The above definition is how an online dictionary defines “regret,” but when I think about my own definition and took a quick poll, that doesn’t even come close.
Today’s story is about the one thing to date that I can’t shake as a personal regret. That doesn’t mean don’t I wish I’d done some things differently in the moment, it simply means this event is the only thing that lands squarely in how I define, “regret.” That said, I honestly wasn’t sure how to define it in words but merely in emotion until I read this from a friend of mine yesterday and realized, that’s it, or as close as I’ve ever been able to come to it.
“A regret is something you did or said when you KNEW you shouldn’t do or say it at the time & you bullheadedly went ahead & did it anyway & have since seen the anguish it caused someone else or yourself. If you really did or said what you believed to be best & it just didn’t turn out well, I don’t think that is regret-worthy.”
This is not a happy story, but it is one that has haunted me for 3 decades. Perhaps ultimately that is my definition of regret, an unabated haunting.
Having regrets is a hobby for some people. I never cease to be amazed by the number of people I know or encounter who want to have lengthy conversations about things they’ve done they wished they hadn’t — or vice versa — and all of the attending angst. I’d say I saw the greatest lumping together of American women’s most popular woes on a recent Good Housekeeping cover, something along the lines of “Valerie Bertinelli shares her weight struggles, what she learned from her failed marriage, and her biggest regret.”
Suffice it to say, I am done with guilt and regret. I actually gave up guilt as a practice many years ago, and have never looked back. It became obviously self-important, neurotic, and useless. It simply had to go.
Regret has been a harder nut to crack. If I am honest, I do have a handful of things I wish I’d done differently in my life, but when push comes to shove I can’t say I would really want things to be other than what they are now. There is only one thing, one thing only that I truly regret. I’ve only ever told my husband this story, and now I’m going to unburden myself to you, dear reader. My hope is that by telling this story I might make things different for someone else. It is much too late to make things different for Alice.
Alice was a beautiful young girl at Camp Virgil Tate where I was a counselor for 4-H Kanawha County Camp one summer in the mid-1980s. She and her brother were both campers that week, and even back then I recognized in them a fragility under their good looks and strong sibling bond. Knowing what I know now about what so many kids experience growing up, I shudder to think what they might have left at home to come to county camp.
Alice’s demeanor was one of someone who had been beaten and psychologically abused. Because I was not much older than she was, and because at that point in my own life I had never encountered such a terrible reality, I didn’t understand her behavior.
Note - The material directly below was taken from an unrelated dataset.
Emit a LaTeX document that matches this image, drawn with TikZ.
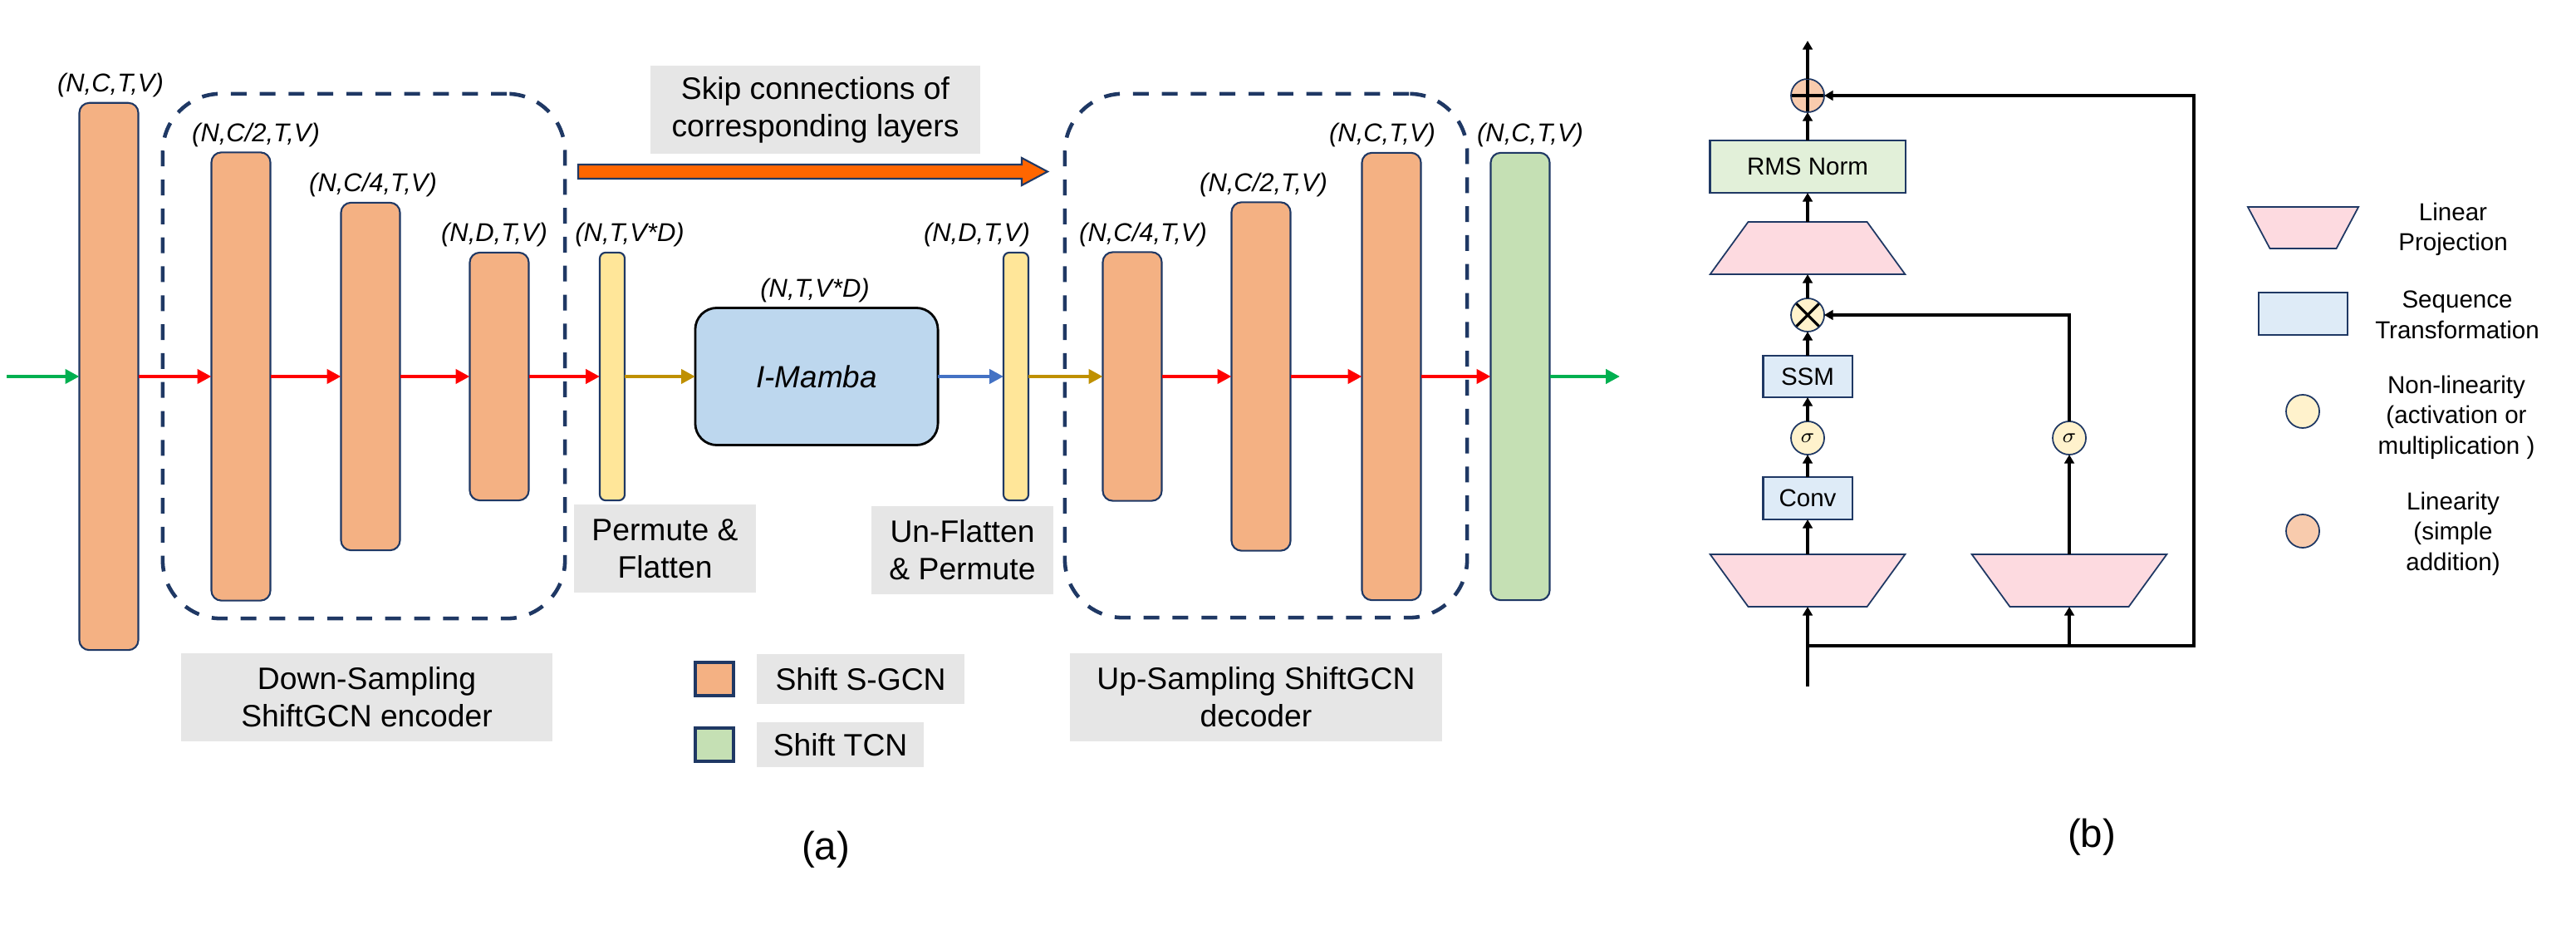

She was needy, and shy, and desperately wanted to be liked, but she did weird things. She clung to her brother when other kids wanted her to socialize with them, and though she was in her early teens (I think), she carried a baby doll everywhere she went. She slept with the doll, changed the doll’s clothes, even introduced the doll as her friend.
I was in charge of the cabin where Alice and a group of other girls were housed for a week that June. I knew the other girls were snickering about Alice’s insecurity and rolling their eyes over the baby doll, but I didn’t think there was trouble brewing.
I was wrong.
One morning I heard peals of laughter coming from the community bathroom. “Come in here, Elizabeth, you have to see this. Oh my God, this is hilarious!” A lot of pranks at camp were funny and good-natured, in fact I would say all of the ones I ever saw were that way, with the exception of this one.
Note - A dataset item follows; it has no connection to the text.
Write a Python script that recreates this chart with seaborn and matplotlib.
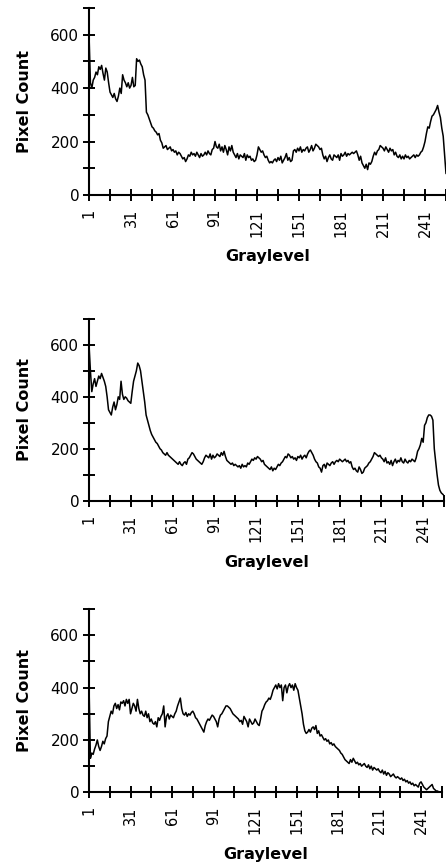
"""
Three graylevel histograms stacked vertically (pixel count per graylevel).
"""

import numpy as np
import matplotlib
matplotlib.use('Agg')
import matplotlib.pyplot as plt
import seaborn as sns

# ---- data -----------------------------------------------------------------
graylevel = np.arange(1, 257)

counts_top = [
    600, 420, 400, 430, 440, 460, 450, 480, 470, 485, 455, 430, 475, 460, 420, 385,
    375, 365, 380, 360, 350, 370, 400, 380, 450, 430, 420, 405, 420, 400, 410, 440,
    405, 410, 510, 500, 505, 490, 480, 450, 430, 310, 300, 285, 270, 255, 250, 240,
    235, 225, 230, 205, 195, 175, 180, 185, 170, 175, 180, 165, 170, 160, 165, 150,
    160, 155, 145, 135, 140, 125, 135, 150, 145, 160, 150, 155, 145, 160, 150, 140,
    155, 145, 150, 160, 150, 165, 155, 150, 170, 175, 200, 180, 175, 190, 165, 180,
    160, 185, 170, 150, 180, 165, 185, 160, 150, 140, 155, 135, 150, 145, 140, 155,
    130, 150, 140, 145, 130, 135, 125, 130, 150, 180, 170, 160, 165, 150, 140, 145,
    130, 120, 125, 120, 130, 135, 125, 140, 130, 145, 120, 130, 140, 155, 130, 140,
    125, 130, 165, 170, 160, 175, 165, 180, 160, 170, 165, 175, 180, 160, 170, 185,
    165, 175, 190, 185, 180, 170, 175, 150, 135, 145, 125, 140, 150, 135, 130, 150,
    145, 140, 150, 130, 155, 145, 150, 160, 145, 155, 150, 155, 160, 155, 160, 165,
    150, 130, 145, 120, 110, 100, 115, 95, 120, 115, 125, 145, 160, 150, 165, 170,
    185, 180, 175, 165, 180, 170, 160, 175, 165, 170, 150, 160, 145, 140, 150, 135,
    145, 135, 150, 140, 145, 135, 140, 145, 150, 140, 150, 145, 150, 160, 165, 180,
    200, 230, 255, 250, 275, 295, 300, 310, 320, 335, 310, 290, 250, 220, 150, 80,
]

counts_mid = [
    600, 500, 420, 450, 470, 440, 460, 480, 470, 490, 475, 460, 440, 400, 350, 340,
    330, 360, 380, 350, 370, 400, 390, 460, 410, 390, 400, 395, 385, 380, 375, 420,
    460, 480, 500, 530, 520, 500, 460, 420, 380, 330, 310, 290, 270, 255, 245, 235,
    225, 220, 210, 200, 195, 185, 180, 175, 185, 175, 170, 165, 160, 155, 150, 145,
    140, 150, 140, 135, 145, 150, 140, 160, 165, 175, 185, 180, 170, 160, 155, 150,
    145, 140, 150, 165, 175, 170, 165, 180, 160, 175, 165, 170, 180, 175, 170, 185,
    175, 190, 170, 155, 150, 145, 140, 145, 135, 140, 135, 130, 135, 125, 140, 130,
    135, 130, 145, 140, 150, 160, 155, 165, 160, 170, 165, 160, 150, 155, 140, 135,
    130, 125, 120, 130, 115, 125, 120, 130, 140, 135, 145, 150, 160, 170, 165, 180,
    175, 165, 170, 160, 165, 155, 170, 165, 175, 160, 170, 175, 165, 180, 190, 195,
    185, 175, 160, 150, 145, 130, 125, 110, 135, 140, 125, 145, 140, 135, 145, 150,
    140, 150, 155, 150, 160, 155, 150, 155, 160, 150, 155, 145, 150, 130, 120, 125,
    115, 110, 130, 120, 105, 110, 125, 130, 135, 145, 150, 160, 170, 185, 180, 175,
    170, 175, 165, 160, 150, 165, 145, 150, 140, 155, 135, 150, 160, 145, 155, 150,
    165, 150, 145, 160, 150, 145, 155, 150, 160, 155, 150, 165, 190, 200, 215, 240,
    225, 290, 300, 320, 330, 330, 325, 310, 200, 150, 100, 60, 40, 30, 25, 20,
]

counts_bot = [
    410, 130, 150, 145, 165, 180, 200, 175, 160, 175, 195, 185, 205, 215, 270, 290,
    310, 300, 330, 340, 320, 335, 315, 345, 340, 350, 330, 355, 340, 355, 300, 320,
    340, 330, 310, 355, 320, 300, 310, 295, 290, 310, 285, 300, 270, 280, 265, 260,
    270, 250, 285, 275, 290, 300, 330, 250, 290, 300, 280, 295, 290, 285, 300, 310,
    330, 345, 360, 320, 300, 295, 305, 290, 300, 295, 305, 310, 300, 285, 280, 270,
    260, 250, 240, 230, 255, 270, 280, 275, 285, 295, 290, 280, 270, 250, 280, 295,
    300, 310, 320, 330, 330, 325, 320, 310, 300, 295, 290, 285, 280, 270, 275, 260,
    290, 280, 270, 250, 280, 270, 260, 265, 280, 270, 260, 255, 280, 310, 320, 335,
    345, 350, 360, 355, 370, 390, 400, 410, 395, 415, 400, 410, 350, 400, 410, 380,
    405, 415, 400, 410, 390, 415, 400, 390, 360, 330, 300, 260, 235, 225, 230, 240,
    230, 245, 250, 240, 255, 225, 235, 215, 220, 210, 200, 205, 195, 200, 185, 190,
    180, 185, 175, 170, 165, 160, 150, 145, 135, 125, 120, 115, 110, 125, 115, 130,
    120, 110, 115, 105, 110, 100, 105, 110, 100, 95, 105, 90, 100, 85, 95, 90,
    85, 90, 80, 75, 85, 70, 80, 65, 75, 70, 60, 65, 70, 60, 55, 60,
    55, 50, 55, 45, 50, 40, 45, 35, 40, 30, 35, 25, 30, 25, 20, 35,
    40, 30, 20, 15, 10, 15, 20, 25, 30, 15, 10, 5, 5, 0, 0, 0,
]

y_major = [0, 200, 400, 600]
y_minor = [100, 300, 500, 700]
x_major = [1, 31, 61, 91, 121, 151, 181, 211, 241]
x_minor = [16, 46, 76, 106, 136, 166, 196, 226, 256]

assert len(counts_top) == len(counts_mid) == len(counts_bot) == 256

# ---- style ----------------------------------------------------------------
sns.set_style('ticks')
plt.rcParams['font.family'] = ['DejaVu Sans']
plt.rcParams['text.color'] = 'black'
plt.rcParams['axes.labelcolor'] = 'black'
plt.rcParams['xtick.color'] = 'black'
plt.rcParams['ytick.color'] = 'black'

fig = plt.figure(figsize=(4.46, 8.65), dpi=100)

# axes boxes in figure fractions (left, bottom, width, height)
boxes = [
    (0.1996, 0.7746, 0.8004, 0.2162),
    (0.1996, 0.4212, 0.7960, 0.2101),
    (0.1996, 0.0840, 0.7910, 0.2119),
]

for box, counts in zip(boxes, [counts_top, counts_mid, counts_bot]):
    ax = fig.add_axes(box)
    sns.lineplot(x=graylevel, y=counts, ax=ax, color='black',
                 linewidth=1.1, estimator=None)

    ax.set_xlim(1, 256)
    ax.set_ylim(0, 700)
    ax.set_xticks(x_major)
    ax.set_xticks(x_minor, minor=True)
    ax.set_yticks(y_major)
    ax.set_yticks(y_minor, minor=True)
    ax.set_xticklabels([str(v) for v in x_major], rotation=90, fontsize=10.5)
    ax.set_yticklabels([str(v) for v in y_major], fontsize=11)

    for which in ('major', 'minor'):
        ax.tick_params(axis='both', which=which, direction='inout',
                       length=8, width=1.4, color='black')
    ax.tick_params(axis='x', which='major', pad=6)
    ax.tick_params(axis='y', which='major', pad=3)

    sns.despine(ax=ax)
    ax.spines['left'].set_linewidth(1.5)
    ax.spines['bottom'].set_linewidth(1.5)
    ax.spines['left'].set_color('black')
    ax.spines['bottom'].set_color('black')

    ax.set_xlabel('Graylevel', fontsize=11.5, fontweight='bold', labelpad=9)
    ax.set_ylabel('Pixel Count', fontsize=11.5, fontweight='bold', labelpad=13)

fig.savefig('out.png', dpi=100)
I can still see it. My heart is pounding right now as I write this, and I feel sick to my stomach.
I walked into to bathroom to see Alice standing alone, crying, with a circle of girls around her laughing. She was trying to reach something, and the others would not help her. The others had hanged her baby doll naked from a shower curtain. Hanged as in noose around her neck, hanged. They tortured and killed the only friend Alice had at camp with the exception of her brother, and then they laughed in her face as she cried for help.
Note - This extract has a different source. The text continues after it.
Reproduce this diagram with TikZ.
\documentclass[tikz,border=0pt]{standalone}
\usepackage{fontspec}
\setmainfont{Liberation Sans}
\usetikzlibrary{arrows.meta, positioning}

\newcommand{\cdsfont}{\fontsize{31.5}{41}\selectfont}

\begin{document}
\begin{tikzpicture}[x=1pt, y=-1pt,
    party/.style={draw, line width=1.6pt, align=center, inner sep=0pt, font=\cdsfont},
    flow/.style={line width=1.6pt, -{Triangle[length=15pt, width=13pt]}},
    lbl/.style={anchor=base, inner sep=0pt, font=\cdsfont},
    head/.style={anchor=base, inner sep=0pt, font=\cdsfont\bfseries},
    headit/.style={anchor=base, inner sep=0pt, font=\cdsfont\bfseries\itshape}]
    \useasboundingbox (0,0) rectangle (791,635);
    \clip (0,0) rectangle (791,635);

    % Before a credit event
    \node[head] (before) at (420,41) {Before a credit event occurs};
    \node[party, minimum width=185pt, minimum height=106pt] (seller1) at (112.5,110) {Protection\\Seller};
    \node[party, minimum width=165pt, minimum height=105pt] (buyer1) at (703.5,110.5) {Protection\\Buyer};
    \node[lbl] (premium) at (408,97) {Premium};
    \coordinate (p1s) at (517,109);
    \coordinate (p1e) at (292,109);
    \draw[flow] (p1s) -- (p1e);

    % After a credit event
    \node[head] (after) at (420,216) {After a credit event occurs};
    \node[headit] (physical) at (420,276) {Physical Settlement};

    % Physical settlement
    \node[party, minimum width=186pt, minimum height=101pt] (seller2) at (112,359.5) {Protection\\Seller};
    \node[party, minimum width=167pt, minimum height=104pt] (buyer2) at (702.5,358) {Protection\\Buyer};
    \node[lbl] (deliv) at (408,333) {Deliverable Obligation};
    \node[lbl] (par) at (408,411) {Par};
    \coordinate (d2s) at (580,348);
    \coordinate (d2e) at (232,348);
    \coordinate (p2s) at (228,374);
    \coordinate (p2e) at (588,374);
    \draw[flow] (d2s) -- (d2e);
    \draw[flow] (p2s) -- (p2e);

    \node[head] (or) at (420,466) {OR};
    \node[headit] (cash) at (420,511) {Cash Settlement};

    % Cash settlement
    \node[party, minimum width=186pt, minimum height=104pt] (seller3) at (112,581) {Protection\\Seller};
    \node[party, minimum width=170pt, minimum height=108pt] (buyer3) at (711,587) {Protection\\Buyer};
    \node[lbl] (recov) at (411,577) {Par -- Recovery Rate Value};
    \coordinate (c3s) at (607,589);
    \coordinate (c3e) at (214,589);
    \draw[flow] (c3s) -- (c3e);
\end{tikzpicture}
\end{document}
I remember being frozen. It was one of those terrible moments when your mind and your body refuse to connect. It felt like an eternity before I could move or speak. I told everyone but Alice to get out. I reached up to save the doll, and then put it in her arms. I think I told her I was sorry that happened, but I don’t know that I did. My memory is that I wanted the whole thing to go away as quickly as possible.
I believe the one safe place that child had that summer was violated, and that I could have done more to prevent it from happening. I could have done more to reprimand the girls who did this awful thing. I could have done more to comfort Alice, but I didn’t. I moved on. I wanted it to never have happened, and I acted like it never did.
Without going into the weeds, I’m a middle-aged person, and I’ve dropped the ball a few times in my life. I don’t care who you are, if you live long enough and are honest with yourself, you know you’ve done or not done things that might count as regrets. After all these years, the way I failed Alice is the only thing I define as a regret in my life. Because that bar is so high — or low — I have never been able to define anything else as a regret.
I knew she needed a friend, someone who would do more than just take the doll down. I knew those other girls needed to be held accountable for what they did. I analyze this now because when I read about all of the bullying episodes nationwide, there is this same theme. Others are there, others are aware, but they do not get involved at any meaningful level. Why? My experience suggests that one reason may be that when you actually witness this kind of psychological violence against another person, it is truly frightening. I think if you have never seen it in action, it is hard to understand its power. It isolates and harms the direct victim, and it paralyzes the witness (often) with a cloud of desperation to make it stop. Talking about it seems to keep it alive.
Of course that’s just how it seems. How it is is that not talking about it keeps it alive. It would be convenient to say, “I know that now,” but I knew that then. I didn’t do what I should have done, and what I knew was required.
I don’t know why this event out of hundreds of life events haunts me the way it does. If there is an afterlife, my vision is that I will encounter a healed and whole Alice, and that she will forgive me.